Natürlich - es ist nur ein Märchen. Im realen Leben wäre das Kind höchstwahrscheinlich von den Schergen des Kaisers in den Blutturm geworfen und die Mode, sich in «unsichtbare» Kleidung zu hüllen, wäre im Volk zur Tradition geworden (man denke hier an das höfische Lispeln im Spanischen). Das Märchen verweist aber auf eine wichtige Tatsache: Auch wenn ein ganzes Volk an etwas glaubt, muss es nicht zwingend wahr sein. Es ist irrelevant für die Existenz eines Gottes, ob fünf Milliarden Menschen an ihn glauben. Realität ist keine Frage der Demografie und schon gar keine der Demokratie. Und ganz sicher ist Realität keine Frage des Respekts.

Wenn ich behaupte, dass Gläubige unter einer Wahrnehmungsstörung leiden, weil sie die Stimme Gottes hören, ist das keine Beleidigung und keine Respektlosigkeit. Wir alle leiden hin und wieder unter Wahrnehmungsstörungen. Sei es als Folge von Alkoholkonsum. Sei es, weil uns eine Midlife Crisis vorgaukelt, wir seien trotz Halbglatze und Bierbauch für Sexualpartner begehrenswert, die ein Drittel so alt sind wie wir selbst. Sei es, weil wir einen Kaviar-Geschmack, aber ein Pizza-Einkommen haben. Oder sei es, weil wir partout nicht erkennen wollen, dass nicht der Rest der Welt der Grund ist, warum wir keine Freunde haben, sondern wir selbst. Wahrnehmungsstörungen sind ein Teil davon, was uns als Individuen ausmacht. Es ist absolut normal, nicht die vollständige Kontrolle über sich selbst und seine Körperfunktionen zu haben - das schliesst das Gehirn explizit mit ein.

Entsprechend schwierig ist es, selbst festzustellen, dass man unter einer Wahrnehmungsstörung leidet. Der einzige Weg, um dies zu merken, besteht darin, sich mit der Restwelt abzugleichen.

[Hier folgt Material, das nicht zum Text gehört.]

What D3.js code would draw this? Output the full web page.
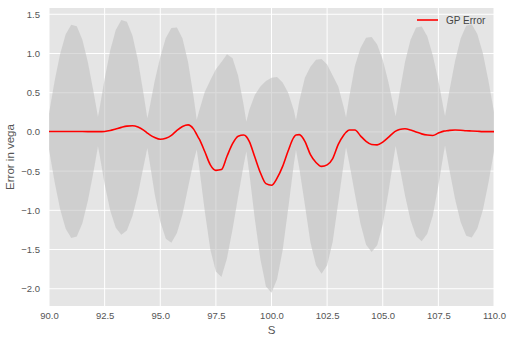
<!DOCTYPE html>
<html>
<head>
<meta charset="utf-8">
<script src="https://cdn.jsdelivr.net/npm/d3@7"></script>
<style>
    body { margin: 0; background: #fff; }
    text { font-family: "Liberation Sans", Arial, sans-serif; }
</style>
</head>
<body>
<div id="chart"></div>
<script>
// S values along the x-axis
const sValues = [90, 90.25, 90.5, 90.75, 91, 91.25, 91.5, 91.75, 92, 92.2, 92.25, 92.5, 92.75, 93, 93.25, 93.5, 93.75, 94, 94.25, 94.42, 94.5, 94.75, 95, 95.25, 95.5, 95.75, 96, 96.25, 96.5, 96.64, 96.75, 97, 97.25, 97.5, 97.75, 98, 98.25, 98.5, 98.75, 98.87, 99, 99.25, 99.5, 99.75, 100, 100.25, 100.5, 100.75, 101, 101.1, 101.25, 101.5, 101.75, 102, 102.25, 102.5, 102.75, 103, 103.25, 103.35, 103.5, 103.75, 104, 104.25, 104.5, 104.75, 105, 105.25, 105.5, 105.58, 105.75, 106, 106.25, 106.5, 106.75, 107, 107.25, 107.5, 107.75, 107.8, 108, 108.25, 108.5, 108.75, 109, 109.25, 109.5, 109.75, 110];

// GP error in vega (red line)
const gpError = [0.005, 0.005, 0.005, 0.006, 0.006, 0.006, 0.005, 0.004, 0.003, 0.003, 0.003, 0.006, 0.018, 0.038, 0.058, 0.074, 0.078, 0.062, 0.022, -0.015, -0.032, -0.072, -0.094, -0.082, -0.045, 0.02, 0.07, 0.09, 0.035, -0.035, -0.09, -0.25, -0.42, -0.49, -0.48, -0.31, -0.15, -0.055, -0.04, -0.06, -0.12, -0.32, -0.52, -0.66, -0.68, -0.59, -0.44, -0.24, -0.07, -0.04, -0.035, -0.12, -0.29, -0.39, -0.44, -0.42, -0.34, -0.16, -0.04, -0.005, 0.025, 0.025, -0.05, -0.12, -0.16, -0.165, -0.13, -0.07, -0.005, 0.01, 0.03, 0.04, 0.025, 0.0, -0.025, -0.04, -0.045, -0.015, 0.01, 0.012, 0.02, 0.025, 0.022, 0.015, 0.012, 0.008, 0.004, 0.003, 0.003];

// half-width of the grey band around the error
const bandWidth = [0.23, 0.64, 0.99, 1.24, 1.36, 1.34, 1.17, 0.88, 0.51, 0.19, 0.26, 0.67, 1.02, 1.26, 1.37, 1.33, 1.15, 0.85, 0.46, 0.19, 0.31, 0.72, 1.05, 1.28, 1.37, 1.31, 1.12, 0.80, 0.41, 0.19, 0.36, 0.76, 1.08, 1.29, 1.37, 1.30, 1.09, 0.77, 0.38, 0.19, 0.40, 0.79, 1.10, 1.31, 1.37, 1.29, 1.07, 0.74, 0.35, 0.19, 0.43, 0.81, 1.12, 1.31, 1.37, 1.28, 1.06, 0.74, 0.35, 0.19, 0.43, 0.82, 1.12, 1.32, 1.37, 1.28, 1.05, 0.71, 0.31, 0.19, 0.46, 0.85, 1.15, 1.33, 1.37, 1.26, 1.02, 0.67, 0.26, 0.19, 0.51, 0.88, 1.17, 1.34, 1.36, 1.24, 1.00, 0.65, 0.25];

const xTicks = [90, 92.5, 95, 97.5, 100, 102.5, 105, 107.5, 110];
const yTicks = [-2.0, -1.5, -1.0, -0.5, 0.0, 0.5, 1.0, 1.5];

const margin = { top: 8, right: 20, bottom: 37, left: 49 };
const width = 514 - margin.left - margin.right;
const height = 343 - margin.top - margin.bottom;

const data = sValues.map((s, i) => ({ s: s, e: gpError[i], w: bandWidth[i] }));

const svg = d3
    .select('#chart')
    .append('svg')
    .attr('width', 514)
    .attr('height', 343);

const g = svg.append('g').attr('transform', `translate(${margin.left},${margin.top})`);

const xScale = d3.scaleLinear().domain([90, 110]).range([0, width]);
const yScale = d3.scaleLinear().domain([-2.22, 1.58]).range([height, 0]);

// background
g.append('rect').attr('width', width).attr('height', height).attr('fill', '#e5e5e5');

// grid lines
g.selectAll('.xgrid')
    .data(xTicks)
    .enter()
    .append('line')
    .attr('x1', (d) => xScale(d))
    .attr('x2', (d) => xScale(d))
    .attr('y1', 0)
    .attr('y2', height)
    .attr('stroke', '#fff')
    .attr('stroke-width', 1);

g.selectAll('.ygrid')
    .data(yTicks)
    .enter()
    .append('line')
    .attr('x1', 0)
    .attr('x2', width)
    .attr('y1', (d) => yScale(d))
    .attr('y2', (d) => yScale(d))
    .attr('stroke', '#fff')
    .attr('stroke-width', 1);

// grey band
const area = d3
    .area()
    .x((d) => xScale(d.s))
    .y0((d) => yScale(d.e - d.w))
    .y1((d) => yScale(d.e + d.w));

g.append('path')
    .datum(data)
    .attr('fill', '#bdbdbd')
    .attr('fill-opacity', 0.55)
    .attr('d', area);

// error line
const line = d3
    .line()
    .x((d) => xScale(d.s))
    .y((d) => yScale(d.e))
    .curve(d3.curveMonotoneX);

g.append('path')
    .datum(data)
    .attr('fill', 'none')
    .attr('stroke', 'red')
    .attr('stroke-width', 1.6)
    .attr('d', line);

// axes
const xAxis = d3.axisBottom(xScale).tickValues(xTicks).tickFormat(d3.format('.1f')).tickSize(0).tickPadding(6);
const yAxis = d3.axisLeft(yScale).tickValues(yTicks).tickFormat(d3.format('.1f')).tickSize(0).tickPadding(9);

const gx = g.append('g').attr('transform', `translate(0,${height})`).call(xAxis);
const gy = g.append('g').call(yAxis);

[gx, gy].forEach((ax) => {
    ax.select('.domain').remove();
    ax.selectAll('text')
        .attr('fill', '#555')
        .style('font-size', '9.5px')
        .style('font-family', '"Liberation Sans", Arial, sans-serif');
});

// axis labels
g.append('text')
    .attr('x', width / 2)
    .attr('y', height + 28)
    .attr('text-anchor', 'middle')
    .attr('fill', '#555')
    .style('font-size', '11.5px')
    .text('S');

g.append('text')
    .attr('transform', 'rotate(-90)')
    .attr('x', -height / 2)
    .attr('y', -35)
    .attr('text-anchor', 'middle')
    .attr('fill', '#555')
    .style('font-size', '11.5px')
    .text('Error in vega');

// legend
g.append('line')
    .attr('x1', 368)
    .attr('x2', 389)
    .attr('y1', 12)
    .attr('y2', 12)
    .attr('stroke', 'red')
    .attr('stroke-width', 1.6);

g.append('text')
    .attr('x', 397)
    .attr('y', 15.5)
    .attr('fill', '#444')
    .style('font-size', '10px')
    .text('GP Error');
</script>
</body>
</html>
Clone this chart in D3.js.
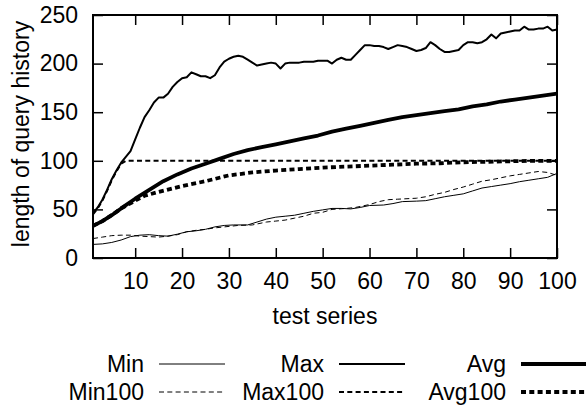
<!DOCTYPE html>
<html>
<head>
<meta charset="utf-8">
<script src="https://cdn.jsdelivr.net/npm/d3@7"></script>
<style>
  body { margin: 0; background: #fff; }
  text { font-family: "Liberation Sans", Arial, sans-serif; font-size: 23px; fill: #000; }
</style>
</head>
<body>
<script>
// values, [test series, length]
var minData = [[1,14],[3,14.5],[5,16],[7,18.5],[9,22],[11,23.5],[13,24],[15,23],[17,22.5],[19,24.5],[21,27],[23,28],[25,29.5],[27,32],[29,33.5],[31,34],[34,34],[36,37],[38,40],[40,42],[42,43],[44,44],[46,46],[48,48],[50,49.5],[52,51],[54,51],[56,50.5],[58,52],[60,54],[63,54.5],[65,56],[67,58],[70,58.5],[72,59],[74,61],[76,63],[78,64.5],[80,66],[82,69],[84,72],[86,73.5],[88,75],[90,76.5],[92,78.5],[94,80],[96,81.5],[98,83],[100,87]];
var min100Data = [[1,20],[3,21.5],[5,23],[7,23.5],[9,23.5],[11,22.5],[13,22],[15,21.5],[17,22.5],[19,24],[21,27],[23,28.5],[25,29.5],[27,31],[29,32],[32,33.5],[35,34],[38,37],[40,38],[42,39],[44,41],[46,43],[48,46],[50,47],[52,50],[55,51],[57,52],[60,55],[62,58],[64,60],[66,60.5],[70,61.5],[72,63],[74,65.5],[76,67.5],[78,70.5],[80,73],[82,76],[84,79],[86,80.5],[88,82.5],[90,84.5],[92,86],[94,87.5],[96,89],[98,88],[100,85]];
var maxData = [[1,46],[2,52],[3,60],[4,70],[5,81],[6,90],[7,98],[8,104],[9,110],[10,122],[11,134],[12,145],[13,152],[14,160],[15,165],[16,165],[17,169],[18,176],[19,181],[20,185],[21,186],[22,191],[23,189],[24,187],[25,187],[26,185],[27,188],[28,196],[29,202],[30,205],[31,207],[32,208],[33,207],[34,204],[35,201],[36,198],[37,199],[38,200],[39,201],[40,200],[41,195],[42,200],[43,201],[44,201],[45,201],[46,202],[47,202],[48,202],[49,203],[50,203],[51,203],[52,200],[53,204],[54,206],[55,204],[56,204],[57,209],[58,214],[59,219],[60,219],[61,218],[62,218],[63,217],[64,215],[65,217],[66,219],[67,218],[68,217],[69,215],[70,213],[71,214],[72,216],[73,222],[74,219],[75,215],[76,212],[77,212],[78,213],[79,214],[80,219],[81,222],[82,222],[83,221],[84,222],[85,225],[86,230],[87,226],[88,231],[89,232],[90,233],[91,234],[92,234],[93,238],[94,235],[95,235],[96,236],[97,236],[98,238],[99,234],[100,235]];
var max100Data = [[1,45],[2,51],[3,59],[4,69],[5,80],[6,89],[7,97],[8,100],[100,100]];
var avgData = [[1,33],[3,38],[5,44],[7,51],[10,61],[13,70],[16,79],[19,86],[22,92],[25,97],[28,102],[31,107],[34,111],[37,114],[40,117],[43,120],[46,123],[49,126],[52,130],[55,133],[58,136],[61,139],[64,142],[67,145],[70,147],[73,149],[76,151],[79,153],[82,156],[85,158],[88,161],[91,163],[94,165],[97,167],[100,169]];
var avg100Data = [[1,33],[3,38],[5,44],[7,51],[10,59],[12,64],[15,68],[20,74],[25,79],[30,85],[35,88],[40,90],[45,91.5],[50,93],[55,94],[60,95],[65,96],[70,97],[75,97.5],[80,98.5],[85,99],[90,99.5],[95,100],[100,100]];

var xTicks = [10, 20, 30, 40, 50, 60, 70, 80, 90, 100];
var yTicks = [0, 50, 100, 150, 200, 250];
var seriesNames = ["Min", "Max", "Avg", "Min100", "Max100", "Avg100"];

var series = {
  "Min": minData, "Max": maxData, "Avg": avgData,
  "Min100": min100Data, "Max100": max100Data, "Avg100": avg100Data
};
// line looks
var style = {
  "Min":    {w: 1,   dash: null},
  "Max":    {w: 2,   dash: null},
  "Avg":    {w: 3.8, dash: null},
  "Min100": {w: 1,   dash: "5,3.3"},
  "Max100": {w: 2,   dash: "5,3.3"},
  "Avg100": {w: 3.8, dash: "5,3.3"}
};

var width = 586, height = 407;
var plotLeft = 93, plotRight = 557, plotTop = 15, plotBottom = 258;

var svg = d3.select("body").append("svg")
    .attr("width", width)
    .attr("height", height);

var x = d3.scaleLinear().domain([1, 100]).range([plotLeft, plotRight]);
var y = d3.scaleLinear().domain([0, 250]).range([plotBottom, plotTop]);

// ticks on all four sides, pointing inward
var tickLen = 10;
var xAxisB = d3.axisBottom(x).tickValues(xTicks).tickSizeInner(-tickLen).tickSizeOuter(0).tickPadding(15);
var xAxisT = d3.axisTop(x).tickValues(xTicks).tickSizeInner(-tickLen).tickSizeOuter(0).tickFormat("");
var yAxisL = d3.axisLeft(y).tickValues(yTicks).tickSizeInner(-tickLen).tickSizeOuter(0).tickPadding(15);
var yAxisR = d3.axisRight(y).tickValues(yTicks).tickSizeInner(-tickLen).tickSizeOuter(0).tickFormat("");

function plain(g) {
  g.select(".domain").remove();
  g.selectAll(".tick line").attr("stroke", "#000").attr("stroke-width", 1.5);
  g.selectAll(".tick text").attr("font-size", null).attr("font-family", null);
}

svg.append("g").attr("transform", "translate(0," + plotBottom + ")").call(xAxisB).call(plain);
svg.append("g").attr("transform", "translate(0," + plotTop + ")").call(xAxisT).call(plain);
svg.append("g").attr("transform", "translate(" + plotLeft + ",0)").call(yAxisL).call(plain);
svg.append("g").attr("transform", "translate(" + plotRight + ",0)").call(yAxisR).call(plain);

svg.append("rect")
    .attr("x", plotLeft).attr("y", plotTop)
    .attr("width", plotRight - plotLeft).attr("height", plotBottom - plotTop)
    .attr("fill", "none").attr("stroke", "#000").attr("stroke-width", 2);

var line = d3.line()
    .x(function(d) { return x(d[0]); })
    .y(function(d) { return y(d[1]); });

seriesNames.forEach(function(name) {
  svg.append("path")
      .datum(series[name])
      .attr("d", line)
      .attr("fill", "none")
      .attr("stroke", "#000")
      .attr("stroke-width", style[name].w)
      .attr("stroke-dasharray", style[name].dash)
      .attr("stroke-linejoin", "round");
});

// axis titles
svg.append("text")
    .attr("x", (plotLeft + plotRight) / 2).attr("y", 324)
    .attr("text-anchor", "middle")
    .text("test series");

svg.append("text")
    .attr("transform", "translate(29,134) rotate(-90)")
    .attr("text-anchor", "middle")
    .text("length of query history");

// legend: 3 columns, 2 rows (last sample runs off the right edge)
var legendX = [144, 324, 506];
var legendY = [364, 392];
seriesNames.forEach(function(name, i) {
  var cx = legendX[i % 3], cy = legendY[Math.floor(i / 3)];
  svg.append("text")
      .attr("x", cx).attr("y", cy + 8)
      .attr("text-anchor", "end")
      .text(name);
  svg.append("line")
      .attr("x1", cx + 15).attr("x2", cx + 81)
      .attr("y1", cy).attr("y2", cy)
      .attr("stroke", "#000")
      .attr("stroke-width", style[name].w)
      .attr("stroke-dasharray", style[name].dash);
});
</script>
</body>
</html>
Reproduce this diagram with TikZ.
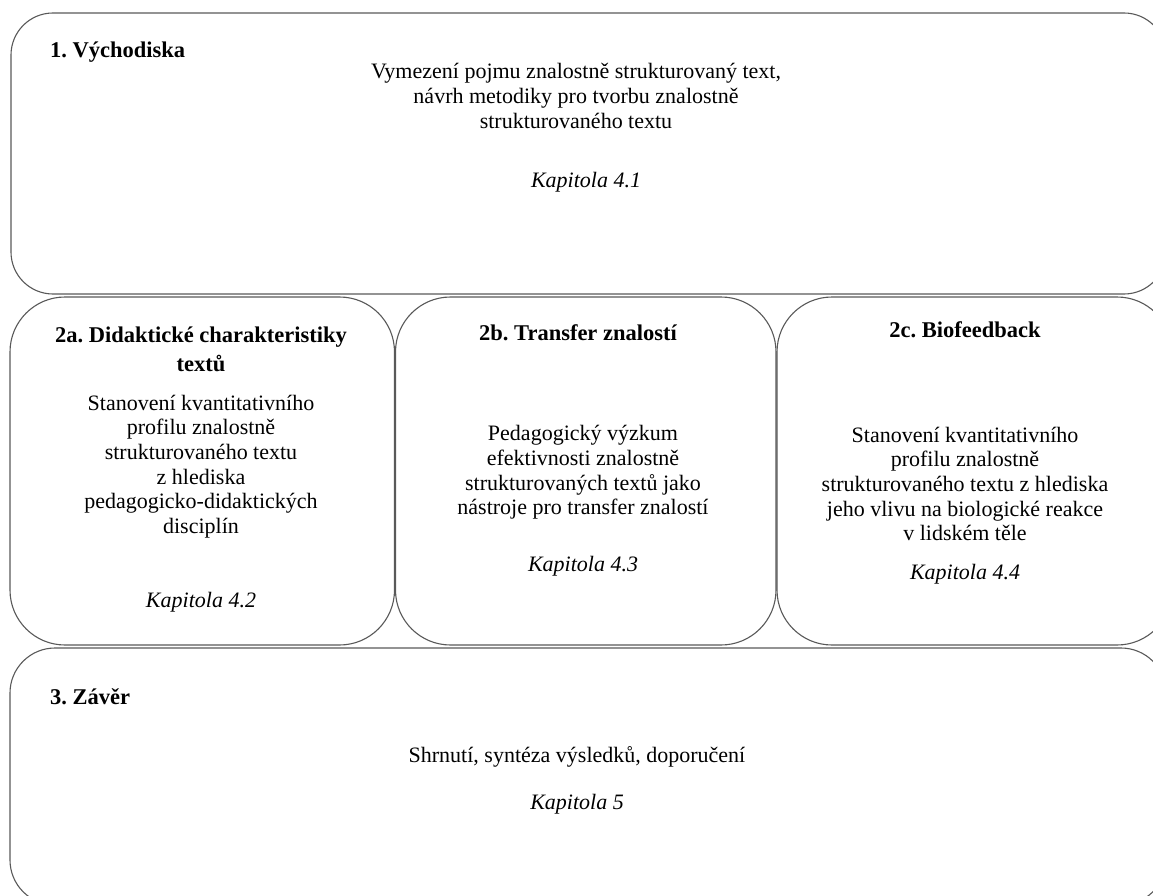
\documentclass[tikz,border=0pt]{standalone}
\usepackage{fontspec}
\setmainfont{Liberation Serif}
\frenchspacing
\begin{document}
\begin{tikzpicture}[x=1pt,y=-1pt,
  panel/.style={draw=black!65, line width=1.1pt},
  body/.style={align=center, font=\fontsize{22}{24.6}\selectfont, inner sep=0pt},
  ttl/.style={font=\fontsize{22.5}{29}\selectfont\bfseries, inner sep=0pt, align=center},
  chap/.style={font=\fontsize{22}{24.6}\selectfont\itshape, inner sep=0pt}]
\useasboundingbox (0,0) rectangle (1153,896);
% panels
\draw[panel, rounded corners=42pt] (11,13) rectangle (1166,294);
\draw[panel, rounded corners=55pt] (10,297) rectangle (394.5,645);
\draw[panel, rounded corners=55pt] (395.5,297) rectangle (776,645);
\draw[panel, rounded corners=55pt] (777,297) rectangle (1172,645);
\draw[panel, rounded corners=45pt] (10,648) rectangle (1166,905);
% 1
\node[ttl, anchor=west] (t1) at (50,52) {1. Východiska};
\node[body] (b1) at (576,96) {Vymezení pojmu znalostně strukturovaný text,\\návrh metodiky pro tvorbu znalostně\\strukturovaného textu};
\node[chap] (k1) at (586,182) {Kapitola 4.1};
% 2a
\node[ttl] (t2a) at (201,349) {2a. Didaktické charakteristiky\\textů};
\node[body] (b2a) at (201,466.5) {Stanovení kvantitativního\\profilu znalostně\\strukturovaného textu\\z hlediska\\pedagogicko-didaktických\\disciplín};
\node[chap] (k2a) at (201,602) {Kapitola 4.2};
% 2b
\node[ttl] (t2b) at (578,333) {2b. Transfer znalostí};
\node[body] (b2b) at (583,472.5) {Pedagogický výzkum\\efektivnosti znalostně\\strukturovaných textů jako\\nástroje pro transfer znalostí};
\node[chap] (k2b) at (583,566) {Kapitola 4.3};
% 2c
\node[ttl] (t2c) at (965,330) {2c. Biofeedback};
\node[body] (b2c) at (965,484) {Stanovení kvantitativního\\profilu znalostně\\strukturovaného textu z hlediska\\jeho vlivu na biologické reakce\\v lidském těle};
\node[chap] (k2c) at (965,574) {Kapitola 4.4};
% 3
\node[ttl, anchor=west] (t3) at (50,697) {3. Závěr};
\node[body] (b3) at (577,757) {Shrnutí, syntéza výsledků, doporučení};
\node[chap] (k3) at (577,804) {Kapitola 5};
\end{tikzpicture}
\end{document}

Wenn ich einen rosaroten Elefanten bei mir im Garten sitzen sehe, kann ich ihm einen Namen geben und beginnen, ihn zu füttern. Ich kann meine Arbeitsstelle kündigen und mein Leben der Pflege meines neuen Haustieres widmen. Ich kann meine Gartensitzecke abbrechen und stattdessen einen Stall für meinen rosafarbenen Freund zimmern - unter Beachtung der lokalen Bauvorschriften, selbstredend. Kurz, ich kann mein gesamtes Leben in den Dienst dieses einen rosafarbenen Elefanten stellen. Und, das will ich überhaupt nicht in Abrede stellen, ich könnte mit diesem Elefanten vielleicht sogar ein glückliches Leben führen.

Alternativ könnte ich stattdessen einen Stock höher bei meinem Nachbarn klingeln. Ich könnte ihn runter bitten und ihm ganz unverblümt sagen, da stehe was Komisches in meinem Garten rum und ich möchte gerne seine Meinung dazu hören. Ich würde mit meinem Nachbarn runtergehen und ihn beobachten, wie er schaut. Wie er «hmmm» sagen würde und «soso». Wie er schliesslich eine leere Whiskyflasche vom Boden auflesen, an meinem Atem riechen und «Heureka!» rufen würde. Und ich würde meinem Nachbarn auf die Schulter klopfen, ihm herzlich danken und mein gewohntes Leben wieder aufnehmen, während sich in meinem Garten ein nicht existierender rosafarbener Elefant langsam und parallel zu meiner zunehmenden Wiederernüchterung in einem rationalen Rauchwölklein auflösen würde.

Ich vermeide es tunlichst, an der einen oder anderen Lebensweise ein allgemein gültiges Schild wie «richtig» oder «falsch» anzukleben. Letztlich liegt es an Ihnen, ob Sie in der realen Welt leben möchten oder einer, die Sie sich vorstellen. Versuchen Sie aber trotzdem einmal, kleine Kinder, die vehement darauf hinweisen, dass Ihr Genital zu sehen ist, nicht direkt in den argumentativen Blutturm zu werfen, sondern alllenfalls mal einen Blick in Richtung Ihres Schritts zu wagen. Wenn Sie schon dabei sind, hinterfragen Sie am besten auch mal diejenigen, die Ihre Meinung konstant bestätigen.

Denn Sie wollen ja wohl nicht nackig durch die Stadt laufen - oder?